Second, NW-SE vs. SW-NE path orientations  present a distinct symmetry.  At a given location any day of the year, whichever of a NW-SE path or SW-NE path experiences the higher terminator speed at sunrise SR will experience the slower terminator speed of the two paths at sunset SS.  Which path direction has faster or slower terminator speed at SR may depend on the date.

Third, we see symmetry between the day length at a given latitude L° North and the equal night length in the southern hemisphere regardless of longitude at the same latitude number L° South.   Sunrise SR at each pair of corresponding latitudes L° N. and L° S in Northern and Southern Hemisphere occurs at the same sunrise SR azimuth on a given day, and likewise these opposite latitudes share the same sunset SS azimuth.

Fourth, a subtle symmetry provides that SR azimuth east of north in both hemispheres is the same as the SS azimuth west of south in both hemispheres six months before or six months later.  The illustration emphasizes solstices to suggest the furthest azimuth positions, but this six-month symmetry as between SR and SS azimuths applies for any pair of dates a half year apart.  From a 630m viewpoint, as between SR on a given date compared  with SS on another date a half a year away, the terminator sweeps across the radio path and its relevant ionosphere with same orientation and velocity on both dates.

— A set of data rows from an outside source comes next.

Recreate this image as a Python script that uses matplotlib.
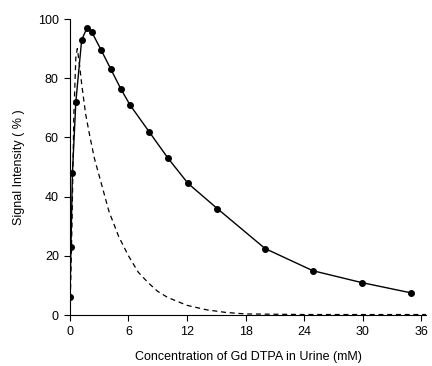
import matplotlib.pyplot as plt
import numpy as np

plt.rcParams['font.family'] = ['Liberation Sans', 'DejaVu Sans']

# measured signal (solid line, filled dots)
conc = np.array([0, 0.1, 0.25, 0.6, 1.2, 1.75, 2.25, 3.2, 4.2, 5.2, 6.15, 8.1, 10.05, 12.1, 15.1, 20, 24.9, 29.9, 35])
signal = np.array([6, 23, 48, 72, 93, 97, 95.5, 89.5, 83, 76.5, 71, 62, 53, 44.5, 36, 22.5, 15, 11, 7.5])

# dashed curve
conc_d = np.array([0, 0.2, 0.4, 0.6, 0.75, 1.0, 1.2, 1.6, 2, 2.5, 3, 4, 5, 6, 7, 8, 9, 10,
                   12, 14, 16, 18, 24, 30, 36.5])
signal_d = np.array([0, 30, 68, 87, 90, 84, 78, 68, 61, 53, 47, 35, 26.5, 20, 14.5, 11, 8, 6,
                     3.3, 1.8, 0.9, 0.4, 0.2, 0.2, 0.2])

xticks = [0, 6, 12, 18, 24, 30, 36]
yticks = [0, 20, 40, 60, 80, 100]

fig = plt.figure(figsize=(4.32, 3.66), dpi=100)
ax = fig.add_axes([0.162, 0.139, 0.824, 0.809])

ax.plot(conc_d, signal_d, color='black', lw=0.9, ls=(0, (4, 3)))
ax.plot(conc, signal, color='black', lw=1.0, marker='o', markersize=4)

ax.set_xlim(0, 36.5)
ax.set_ylim(0, 100)
ax.set_xticks(xticks)
ax.set_yticks(yticks)
ax.tick_params(labelsize=9, length=4, width=0.8, pad=4)

for s in ['top', 'right']:
    ax.spines[s].set_visible(False)
for s in ['left', 'bottom']:
    ax.spines[s].set_linewidth(0.8)

ax.set_xlabel('Concentration of Gd DTPA in Urine (mM)', fontsize=9, labelpad=9)
ax.set_ylabel('Signal Intensity ( % )', fontsize=9, labelpad=9)

fig.savefig('out.png', dpi=100)
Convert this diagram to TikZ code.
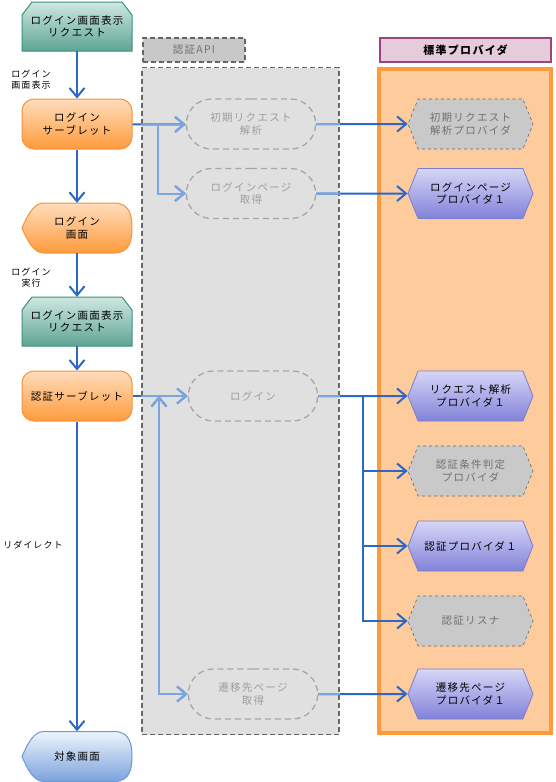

Symmetry of 630m SNR dynamics results from the SR/SS six-month symmetry. On each of dates 6 months apart, the terminator is doing the same thing except the sun’s rays are directed at the ionosphere in precisely opposite directions at SR on one date and SS six months earlier or later.  Since a given SR or SS azimuth is the same at equal-numbered latitudes N. and S., the 6-month symmetry applies across hemispheres as well.

Deep stuff—and remarkably it affects 630m and 2200m.  TU & GL!”